_Task to carry out_. Restate each line word for word. Leave out every picture.

_Data extract_.
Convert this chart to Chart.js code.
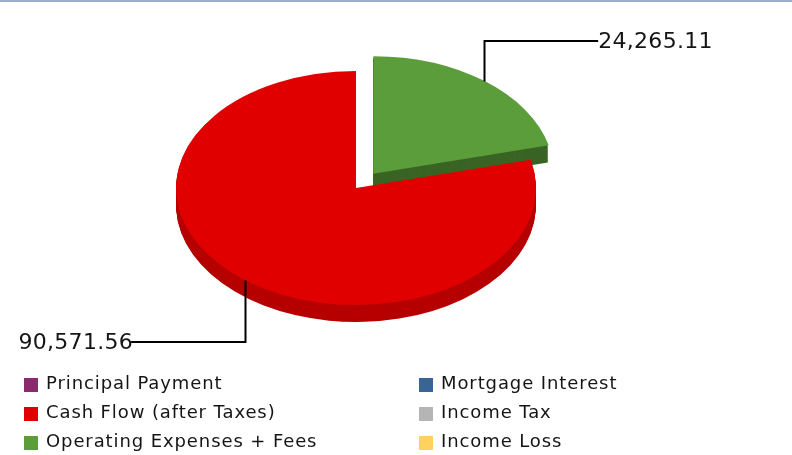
<!DOCTYPE html>
<html>
<head>
<meta charset="utf-8">
<script src="https://cdn.jsdelivr.net/npm/chart.js@4.4.0/dist/chart.umd.min.js"></script>
<style>
  html, body { margin: 0; padding: 0; background: #fff; }
  #wrap { position: relative; width: 792px; height: 455px; overflow: hidden; }
  #topline { position: absolute; left: 0; top: 0; width: 792px; height: 2px; background: #9dadc6; }
  #pie { position: absolute; left: 0; top: 0; }
  #legend { position: absolute; left: 0; top: 0; font-family: "DejaVu Sans", Verdana, sans-serif; font-size: 18px; color: #151515; }
  .item { position: absolute; height: 29px; line-height: 29px; white-space: nowrap; }
  .item .box { position: absolute; left: 0; top: 10px; width: 14px; height: 14px; }
  .item .txt { position: absolute; left: 22px; top: 0; letter-spacing: 0.9px; }
</style>
</head>
<body>
<div id="wrap">
  <canvas id="pie" width="792" height="455"></canvas>
  <div id="topline"></div>
  <div id="legend"></div>
</div>
<script>
const categories = ['Principal Payment', 'Mortgage Interest', 'Cash Flow (after Taxes)', 'Income Tax', 'Operating Expenses + Fees', 'Income Loss'];
const amounts = [0, 0, 90571.56, 0, 24265.11, 0];
const sliceColors = ['#8b2a6c', '#386498', '#e10000', '#b5b5b5', '#5b9c3b', '#ffd25e'];
const sideColors = ['#5e1c49', '#27446a', '#b60000', '#888888', '#3a6424', '#c9a446'];
const explode = [0, 0, 0, 0, 112, 0];

const TILT = 0.65;   // vertical squash of the pie disc
const DEPTH = 17;    // thickness of the disc in px

const total = amounts.reduce((a, b) => a + b, 0);
// first non-empty slice starts right after the exploded one
const startRotation = 360 * amounts[4] / total;

function fmt(v) {
  return v.toLocaleString('en-US', { minimumFractionDigits: 2, maximumFractionDigits: 2 });
}

function squash(ctx, cy) {
  ctx.translate(0, cy);
  ctx.scale(1, TILT);
  ctx.translate(0, -cy);
}

function sliceCenter(arc) {
  const off = (arc.options.offset || 0) / 4;
  const mid = (arc.startAngle + arc.endAngle) / 2;
  return { x: arc.x + Math.cos(mid) * off, y: arc.y + Math.sin(mid) * off, mid };
}

const pie3d = {
  id: 'pie3d',
  beforeDatasetsDraw(chart) {
    const ctx = chart.ctx;
    const arcs = chart.getDatasetMeta(0).data;
    const cy = arcs[0].y;

    // side walls: stack the slice shape downwards in the darker colour
    arcs.forEach((arc, i) => {
      if (!amounts[i]) return;
      const c = sliceCenter(arc);
      ctx.fillStyle = sideColors[i];
      for (let d = DEPTH; d > 0; d--) {
        ctx.save();
        ctx.translate(0, d);
        squash(ctx, cy);
        ctx.beginPath();
        ctx.moveTo(c.x, c.y);
        ctx.arc(c.x, c.y, arc.outerRadius, arc.startAngle, arc.endAngle);
        ctx.closePath();
        ctx.fill();
        ctx.restore();
      }
    });

    // top faces are drawn by Chart.js under the squashed transform
    ctx.save();
    squash(ctx, cy);
  },
  afterDatasetsDraw(chart) {
    chart.ctx.restore();
  },
  afterDraw(chart) {
    const ctx = chart.ctx;
    const arcs = chart.getDatasetMeta(0).data;
    const cy = arcs[0].y;
    ctx.save();
    ctx.strokeStyle = '#000';
    ctx.lineWidth = 2;
    ctx.fillStyle = '#151515';
    ctx.font = '22px "DejaVu Sans", Verdana, sans-serif';
    ctx.letterSpacing = '0.3px';
    ctx.textBaseline = 'middle';
    arcs.forEach((arc, i) => {
      if (!amounts[i]) return;
      const c = sliceCenter(arc);
      const px = c.x + Math.cos(c.mid) * arc.outerRadius;
      const py = cy + (c.y + Math.sin(c.mid) * arc.outerRadius - cy) * TILT;
      const up = Math.sin(c.mid) < 0;
      const right = Math.cos(c.mid) > 0;
      const ly = up ? 41 : 342;
      const lx = right ? px + 114 : px - 114;
      ctx.beginPath();
      ctx.moveTo(Math.round(px) + 0.5, py);
      ctx.lineTo(Math.round(px) + 0.5, ly);
      ctx.lineTo(lx, ly);
      ctx.stroke();
      ctx.textAlign = right ? 'left' : 'right';
      ctx.fillText(fmt(amounts[i]), right ? lx : lx + 2, ly + 1);
    });
    ctx.restore();
  }
};

new Chart(document.getElementById('pie').getContext('2d'), {
  type: 'pie',
  data: {
    labels: categories,
    datasets: [{
      data: amounts,
      backgroundColor: sliceColors,
      borderWidth: 0,
      offset: explode,
      clip: false
    }]
  },
  options: {
    responsive: false,
    animation: false,
    rotation: startRotation,
    radius: 180,
    layout: { padding: { left: 0, right: 80, top: 0, bottom: 79 } },
    events: [],
    plugins: {
      legend: { display: false },
      tooltip: { enabled: false }
    }
  },
  plugins: [pie3d]
});

// two-column legend under the pie
const legend = document.getElementById('legend');
categories.forEach((name, i) => {
  const col = i % 2, row = Math.floor(i / 2);
  const item = document.createElement('div');
  item.className = 'item';
  item.style.left = (col ? 419 : 24) + 'px';
  item.style.top = (368 + row * 29) + 'px';
  item.innerHTML = '<span class="box" style="background:' + sliceColors[i] + '"></span><span class="txt">' + name + '</span>';
  legend.appendChild(item);
});
</script>
</body>
</html>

_Finished task_.
Convert this chart to Chart.js code.
<!DOCTYPE html>
<html>
<head>
<meta charset="utf-8">
<script src="https://cdn.jsdelivr.net/npm/chart.js@4.4.0/dist/chart.umd.min.js"></script>
<style>
  html, body { margin: 0; padding: 0; background: #fff; }
  #wrap { position: relative; width: 792px; height: 455px; overflow: hidden; }
  #topline { position: absolute; left: 0; top: 0; width: 792px; height: 2px; background: #9dadc6; }
  #pie { position: absolute; left: 0; top: 0; }
  #legend { position: absolute; left: 0; top: 0; font-family: "DejaVu Sans", Verdana, sans-serif; font-size: 18px; color: #151515; }
  .item { position: absolute; height: 29px; line-height: 29px; white-space: nowrap; }
  .item .box { position: absolute; left: 0; top: 10px; width: 14px; height: 14px; }
  .item .txt { position: absolute; left: 22px; top: 0; letter-spacing: 0.9px; }
</style>
</head>
<body>
<div id="wrap">
  <canvas id="pie" width="792" height="455"></canvas>
  <div id="topline"></div>
  <div id="legend"></div>
</div>
<script>
const categories = ['Principal Payment', 'Mortgage Interest', 'Cash Flow (after Taxes)', 'Income Tax', 'Operating Expenses + Fees', 'Income Loss'];
const amounts = [0, 0, 90571.56, 0, 24265.11, 0];
const sliceColors = ['#8b2a6c', '#386498', '#e10000', '#b5b5b5', '#5b9c3b', '#ffd25e'];
const sideColors = ['#5e1c49', '#27446a', '#b60000', '#888888', '#3a6424', '#c9a446'];
const explode = [0, 0, 0, 0, 112, 0];

const TILT = 0.65;   // vertical squash of the pie disc
const DEPTH = 17;    // thickness of the disc in px

const total = amounts.reduce((a, b) => a + b, 0);
// first non-empty slice starts right after the exploded one
const startRotation = 360 * amounts[4] / total;

function fmt(v) {
  return v.toLocaleString('en-US', { minimumFractionDigits: 2, maximumFractionDigits: 2 });
}

function squash(ctx, cy) {
  ctx.translate(0, cy);
  ctx.scale(1, TILT);
  ctx.translate(0, -cy);
}

function sliceCenter(arc) {
  const off = (arc.options.offset || 0) / 4;
  const mid = (arc.startAngle + arc.endAngle) / 2;
  return { x: arc.x + Math.cos(mid) * off, y: arc.y + Math.sin(mid) * off, mid };
}

const pie3d = {
  id: 'pie3d',
  beforeDatasetsDraw(chart) {
    const ctx = chart.ctx;
    const arcs = chart.getDatasetMeta(0).data;
    const cy = arcs[0].y;

    // side walls: stack the slice shape downwards in the darker colour
    arcs.forEach((arc, i) => {
      if (!amounts[i]) return;
      const c = sliceCenter(arc);
      ctx.fillStyle = sideColors[i];
      for (let d = DEPTH; d > 0; d--) {
        ctx.save();
        ctx.translate(0, d);
        squash(ctx, cy);
        ctx.beginPath();
        ctx.moveTo(c.x, c.y);
        ctx.arc(c.x, c.y, arc.outerRadius, arc.startAngle, arc.endAngle);
        ctx.closePath();
        ctx.fill();
        ctx.restore();
      }
    });

    // top faces are drawn by Chart.js under the squashed transform
    ctx.save();
    squash(ctx, cy);
  },
  afterDatasetsDraw(chart) {
    chart.ctx.restore();
  },
  afterDraw(chart) {
    const ctx = chart.ctx;
    const arcs = chart.getDatasetMeta(0).data;
    const cy = arcs[0].y;
    ctx.save();
    ctx.strokeStyle = '#000';
    ctx.lineWidth = 2;
    ctx.fillStyle = '#151515';
    ctx.font = '22px "DejaVu Sans", Verdana, sans-serif';
    ctx.letterSpacing = '0.3px';
    ctx.textBaseline = 'middle';
    arcs.forEach((arc, i) => {
      if (!amounts[i]) return;
      const c = sliceCenter(arc);
      const px = c.x + Math.cos(c.mid) * arc.outerRadius;
      const py = cy + (c.y + Math.sin(c.mid) * arc.outerRadius - cy) * TILT;
      const up = Math.sin(c.mid) < 0;
      const right = Math.cos(c.mid) > 0;
      const ly = up ? 41 : 342;
      const lx = right ? px + 114 : px - 114;
      ctx.beginPath();
      ctx.moveTo(Math.round(px) + 0.5, py);
      ctx.lineTo(Math.round(px) + 0.5, ly);
      ctx.lineTo(lx, ly);
      ctx.stroke();
      ctx.textAlign = right ? 'left' : 'right';
      ctx.fillText(fmt(amounts[i]), right ? lx : lx + 2, ly + 1);
    });
    ctx.restore();
  }
};

new Chart(document.getElementById('pie').getContext('2d'), {
  type: 'pie',
  data: {
    labels: categories,
    datasets: [{
      data: amounts,
      backgroundColor: sliceColors,
      borderWidth: 0,
      offset: explode,
      clip: false
    }]
  },
  options: {
    responsive: false,
    animation: false,
    rotation: startRotation,
    radius: 180,
    layout: { padding: { left: 0, right: 80, top: 0, bottom: 79 } },
    events: [],
    plugins: {
      legend: { display: false },
      tooltip: { enabled: false }
    }
  },
  plugins: [pie3d]
});

// two-column legend under the pie
const legend = document.getElementById('legend');
categories.forEach((name, i) => {
  const col = i % 2, row = Math.floor(i / 2);
  const item = document.createElement('div');
  item.className = 'item';
  item.style.left = (col ? 419 : 24) + 'px';
  item.style.top = (368 + row * 29) + 'px';
  item.innerHTML = '<span class="box" style="background:' + sliceColors[i] + '"></span><span class="txt">' + name + '</span>';
  legend.appendChild(item);
});
</script>
</body>
</html>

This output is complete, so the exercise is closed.